En Buenos Aires vivía un vagabundo. Llevaba habitando las calles unos cuantos años. Nadie sabe de dónde venía: si fue rico o pobre; si tuvo un delirio; si su vida íntima se hizo insoportable; si era un loco. La cuestión está en que este señor tenía su territorio cerca del hospital central de la capital. Allí pudo observar cómo todos los días arrojaban a la basura cientos de radiografías. Un día se le ocurrió recoger unas cuantas; sabe Dios si el motivo fue la curiosidad, el destino o el triunfo de la voluntad. Parece ser que por aquel entonces las placas de las radiografías contenían una pequeñísima cantidad de plata. Ahora esto ya no es así, los métodos para hacer las radiografías son diferentes. Pero en la época de la historia del vagabundo bonaerense se usaba nitrato de plata o algo por el estilo. El vagabundo aprendió que raspando la radio con una navaja que llevaba en el bolsillo podría sustraer la plata. Un fino polvo de 0.005 gr. La cantidad es fundamental para la historia. Pensemos que si fuese mayor todo el mundo lo hubiese hecho, si fuese menor no merecería la pena el esfuerzo. El vagabundo guardo el polvo de plata de todas las radiografías y volvió a por más. Así permaneció más de una año, limando todas y cada una de las radios que el hospital desechaba. De este modo llegó a hacerse rico. Gracias a las imágenes del cáncer, de los huesos rotos, de las vesículas hinchadas, amasó la suficiente masa crítica monetaria para romper el techo de cristal que separa al manso del poderoso.

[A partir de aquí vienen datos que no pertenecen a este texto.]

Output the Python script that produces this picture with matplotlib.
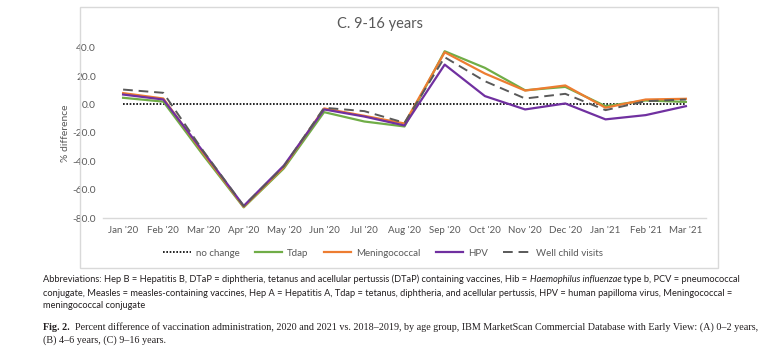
import matplotlib
matplotlib.use("Agg")
import matplotlib.pyplot as plt
from matplotlib.patches import Rectangle
from matplotlib import font_manager as fm

months = ["Jan '20", "Feb '20", "Mar '20", "Apr '20", "May '20", "Jun '20", "Jul '20",
          "Aug '20", "Sep '20", "Oct '20", "Nov '20", "Dec '20", "Jan '21", "Feb '21", "Mar '21"]
no_change = [0.0] * 15
tdap = [4.7, 2.0, -36.0, -72.5, -45.0, -5.4, -12.0, -15.5, 37.5, 25.8, 10.0, 12.4, -1.2, 2.8, 1.8]
mening = [8.0, 4.2, -34.5, -72.0, -44.0, -2.8, -8.0, -13.4, 36.8, 21.8, 9.8, 13.4, -2.3, 3.5, 4.0]
hpv = [7.0, 3.5, -33.5, -71.5, -43.0, -3.5, -8.5, -14.8, 28.1, 5.9, -3.5, 0.7, -10.5, -7.5, -1.2]
well = [10.5, 8.2, -33.0, -71.5, -43.5, -2.3, -4.7, -12.9, 33.3, 16.4, 4.2, 7.5, -4.0, 2.3, 3.5]
yticks = [40, 20, 0, -20, -40, -60, -80]

avail = {f.name for f in fm.fontManager.ttflist}
chart_font = "Lato" if "Lato" in avail else "DejaVu Sans"
abbr_font = chart_font
fig_font = "Liberation Serif" if "Liberation Serif" in avail else "DejaVu Serif"

W, H = 769, 353
fig = plt.figure(figsize=(W / 100, H / 100), dpi=100)

def fx(px):
    return px / W

def fy(py):
    return 1 - py / H

# outer chart border
fig.patches.append(Rectangle((fx(80), fy(268)), fx(718) - fx(80), fy(7) - fy(268),
                             transform=fig.transFigure, fill=False, edgecolor="#D9D9D9", lw=1.0))

ax = fig.add_axes([fx(103), fy(218), fx(706) - fx(103), fy(47.7) - fy(218)])
x = list(range(len(months)))
gray_txt = "#595959"

ax.plot(x, no_change, color="black", lw=1.2, ls=(0, (1, 1)), label="no change")
ax.plot(x, tdap, color="#70AD47", lw=1.6, label="Tdap")
ax.plot(x, mening, color="#ED7D31", lw=1.6, label="Meningococcal")
ax.plot(x, hpv, color="#7030A0", lw=1.6, label="HPV")
ax.plot(x, well, color="#595959", lw=1.4, ls=(0, (5, 3)), label="Well child visits")

ax.set_xlim(-0.5, len(months) - 0.5)
ax.set_ylim(-80, 40)
ax.set_yticks(yticks)
ax.set_yticklabels([f"{v:.1f}" for v in yticks], fontsize=7.3, color=gray_txt, family=chart_font)
ax.set_xticks(x)
ax.set_xticklabels(months, fontsize=7, color=gray_txt, family=chart_font)
ax.tick_params(axis="both", length=0)
ax.tick_params(axis="x", pad=6)
ax.tick_params(axis="y", pad=5)
for s in ["top", "right", "left"]:
    ax.spines[s].set_visible(False)
ax.spines["bottom"].set_color("#D9D9D9")
ax.spines["bottom"].set_linewidth(1.0)
for l in ax.lines:
    l.set_clip_on(False)

ax.set_ylabel("% difference", fontsize=7.5, color=gray_txt, family=chart_font, labelpad=2)

fig.text(fx(380), fy(24), "C. 9-16 years", ha="center", va="center", fontsize=10.5,
         color=gray_txt, family=chart_font)

handles, labels = ax.get_legend_handles_labels()
leg = fig.legend(handles, labels, loc="center", bbox_to_anchor=(fx(383), fy(253)), ncol=5,
                 frameon=False, handlelength=2.8, columnspacing=1.6,
                 handletextpad=0.5, prop={"family": chart_font, "size": 7})
for t in leg.get_texts():
    t.set_color(gray_txt)

# captions
fig.canvas.draw()
renderer = fig.canvas.get_renderer()

def measure(pieces, size, family):
    total = 0
    for txt, style, weight in pieces:
        t = fig.text(0, 0, txt, fontsize=size, family=family, style=style, weight=weight)
        total += t.get_window_extent(renderer=renderer).width
        t.remove()
    return total

def fit_size(pieces, target_w, family, base=7.0):
    w = measure(pieces, base, family)
    return base * target_w / w

def place_pieces(pieces, x0, y0, size, family):
    xcur = x0
    for txt, style, weight in pieces:
        t = fig.text(fx(xcur), fy(y0), txt, ha="left", va="center", fontsize=size,
                     family=family, style=style, weight=weight, color="#231F20")
        xcur += t.get_window_extent(renderer=renderer).width

abbr1 = [
    ("Abbreviations: Hep B = Hepatitis B, DTaP = diphtheria, tetanus and acellular pertussis (DTaP) containing vaccines, Hib = ", "normal", "normal"),
    ("Haemophilus influenzae", "italic", "normal"),
    (" type b, PCV = pneumococcal", "normal", "normal"),
]
abbr2 = [("conjugate, Measles = measles-containing vaccines, Hep A = Hepatitis A, Tdap = tetanus, diphtheria, and acellular pertussis, HPV = human papilloma virus, Meningococcal =", "normal", "normal")]
abbr3 = [("meningococcal conjugate", "normal", "normal")]
fig1 = [
    ("Fig. 2.", "normal", "bold"),
    ("  Percent difference of vaccination administration, 2020 and 2021 vs. 2018\u20132019, by age group, IBM MarketScan Commercial Database with Early View: (A) 0\u20132 years,", "normal", "normal"),
]
fig2 = [("(B) 4\u20136 years, (C) 9\u201316 years.", "normal", "normal")]

s_abbr = fit_size(abbr1, 747 - 43, abbr_font)
s_fig = fit_size(fig1, 757 - 43, fig_font)

place_pieces(abbr1, 43, 279, s_abbr, abbr_font)
place_pieces(abbr2, 43, 293, s_abbr, abbr_font)
place_pieces(abbr3, 43, 306, s_abbr, abbr_font)
place_pieces(fig1, 43, 327, s_fig, fig_font)
place_pieces(fig2, 43, 340, s_fig, fig_font)

fig.savefig("out.png", dpi=100)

Como ven, el que no se hace rico es porque no le da la gana.

Cuando veo a un millonario de Qatar, a Amancio Ortega, a los miembros de las juntas de las empresas del Ibex 35, Rato y Blesa, me los imagino comiendo las sobras de las latas de conserva que la gente tiró a la basura, apurando los refrescos de las papeleras, mendigando en Vodafon Sol. Pero después, cuando nadie se lo espera, se deslizan como ninjas hasta el 12 de Octubre. Se cortan las manos con los cristales de los viales de Norotil, Primperan y demás sueros; las agujas usadas les atraviesan hasta el mismísimo sistema nervioso central; se empapan las botas de plasma como el que pisa uvas; tanto esfuerzo solo para ir en busca de El Dorado entre los despojos de la Seguridad Social. Ese pequeño detalle que a l resto  se nos escapó  pero que ante el ojo despierto del prohombre resultaba algo evidente. Ahí, entre los desechos de las enfermedades y cuidados ajenos está la maldita mina de oro.


¿Cómo no nos dimos cuenta? Qué listos fueron ellos y qué tontos nosotros.